● **What to do**
Can you print the data exactly and leave out each image?

● **Stored data**
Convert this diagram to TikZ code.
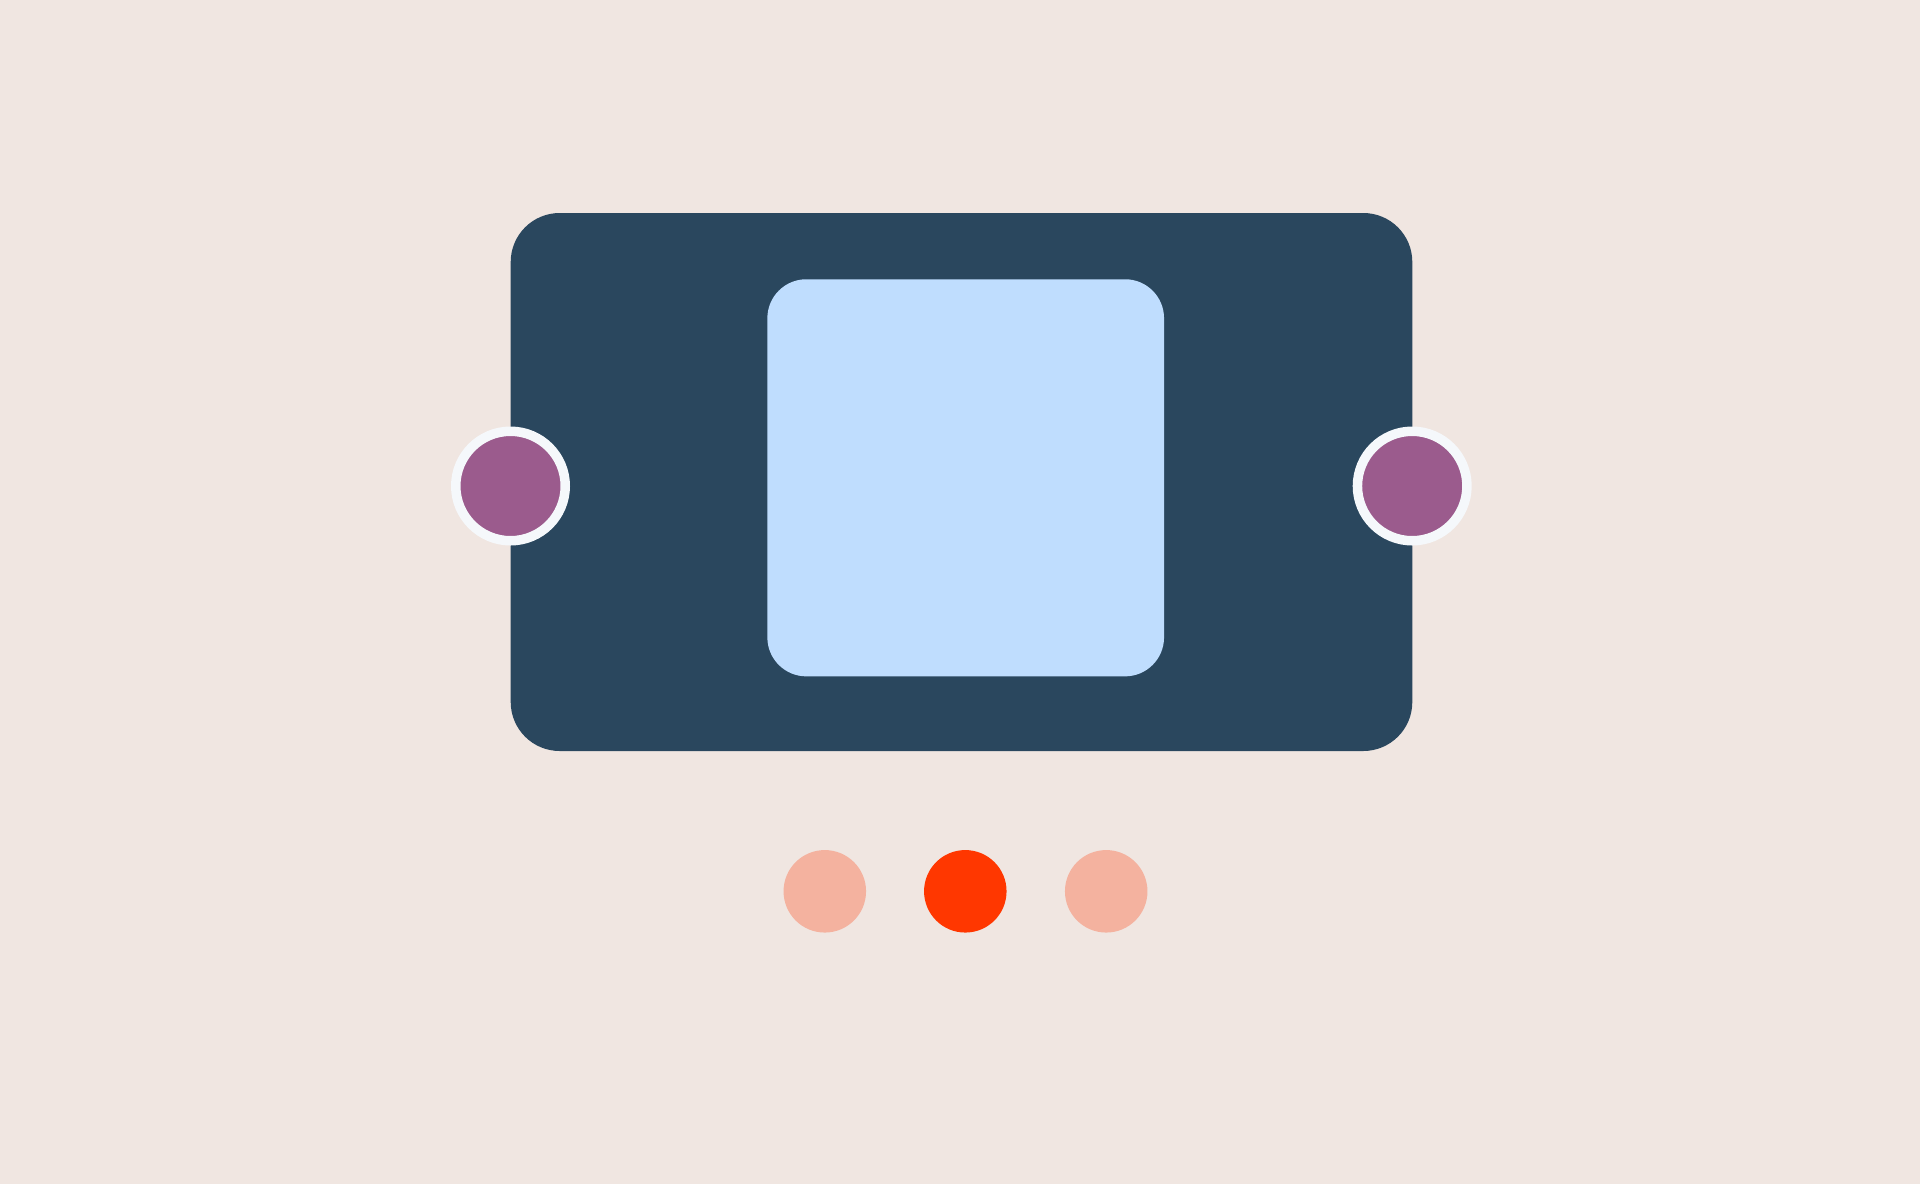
\documentclass[tikz,border=0pt]{standalone}
\usepackage{tikz}
\definecolor{bg}{HTML}{F0E6E1}
\definecolor{panel}{HTML}{2A475E}
\definecolor{screen}{HTML}{BFDDFE}
\definecolor{knob}{HTML}{9B5B8D}
\definecolor{ring}{HTML}{F5F8FB}
\definecolor{hot}{HTML}{FF3700}
\definecolor{peach}{HTML}{F4B29F}
\tikzset{
  panelbox/.style={fill=panel, draw=none, rounded corners=49pt, minimum width=901.6pt, minimum height=538pt, inner sep=0pt},
  screenbox/.style={fill=screen, draw=none, rounded corners=39pt, minimum width=396.7pt, minimum height=397.1pt, inner sep=0pt},
  knobdot/.style={circle, fill=knob, draw=ring, line width=9.5pt, minimum size=109.5pt, inner sep=0pt},
  pagedot/.style={circle, draw=none, minimum size=82.5pt, inner sep=0pt},
}
\begin{document}
\begin{tikzpicture}[x=1pt,y=-1pt]
\useasboundingbox[fill=bg] (0,0) rectangle (1920,1184);
\node[panelbox] (panel) at (961.5,482) {};
\node[screenbox] (screen) at (965.7,477.8) {};
\node[knobdot] (lknob) at (510.5,486) {};
\node[knobdot] (rknob) at (1412.2,486) {};
\node[pagedot, fill=peach] (d1) at (824.8,891.3) {};
\node[pagedot, fill=hot] (d2) at (965.3,891.3) {};
\node[pagedot, fill=peach] (d3) at (1106.2,891.3) {};
\end{tikzpicture}
\end{document}
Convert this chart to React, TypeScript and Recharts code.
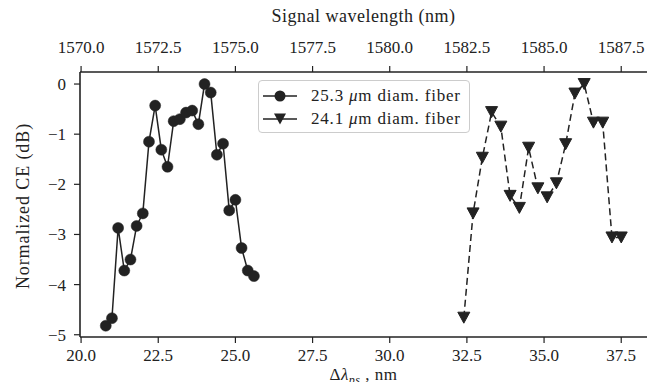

● **Reply**
Convert this diagram to TikZ code.
\documentclass[tikz,border=0pt]{standalone}
\usepackage{tikz}
\definecolor{bg}{HTML}{F0E6E1}
\definecolor{panel}{HTML}{2A475E}
\definecolor{screen}{HTML}{BFDDFE}
\definecolor{knob}{HTML}{9B5B8D}
\definecolor{ring}{HTML}{F5F8FB}
\definecolor{hot}{HTML}{FF3700}
\definecolor{peach}{HTML}{F4B29F}
\tikzset{
  panelbox/.style={fill=panel, draw=none, rounded corners=49pt, minimum width=901.6pt, minimum height=538pt, inner sep=0pt},
  screenbox/.style={fill=screen, draw=none, rounded corners=39pt, minimum width=396.7pt, minimum height=397.1pt, inner sep=0pt},
  knobdot/.style={circle, fill=knob, draw=ring, line width=9.5pt, minimum size=109.5pt, inner sep=0pt},
  pagedot/.style={circle, draw=none, minimum size=82.5pt, inner sep=0pt},
}
\begin{document}
\begin{tikzpicture}[x=1pt,y=-1pt]
\useasboundingbox[fill=bg] (0,0) rectangle (1920,1184);
\node[panelbox] (panel) at (961.5,482) {};
\node[screenbox] (screen) at (965.7,477.8) {};
\node[knobdot] (lknob) at (510.5,486) {};
\node[knobdot] (rknob) at (1412.2,486) {};
\node[pagedot, fill=peach] (d1) at (824.8,891.3) {};
\node[pagedot, fill=hot] (d2) at (965.3,891.3) {};
\node[pagedot, fill=peach] (d3) at (1106.2,891.3) {};
\end{tikzpicture}
\end{document}
Convert this chart to React, TypeScript and Recharts code.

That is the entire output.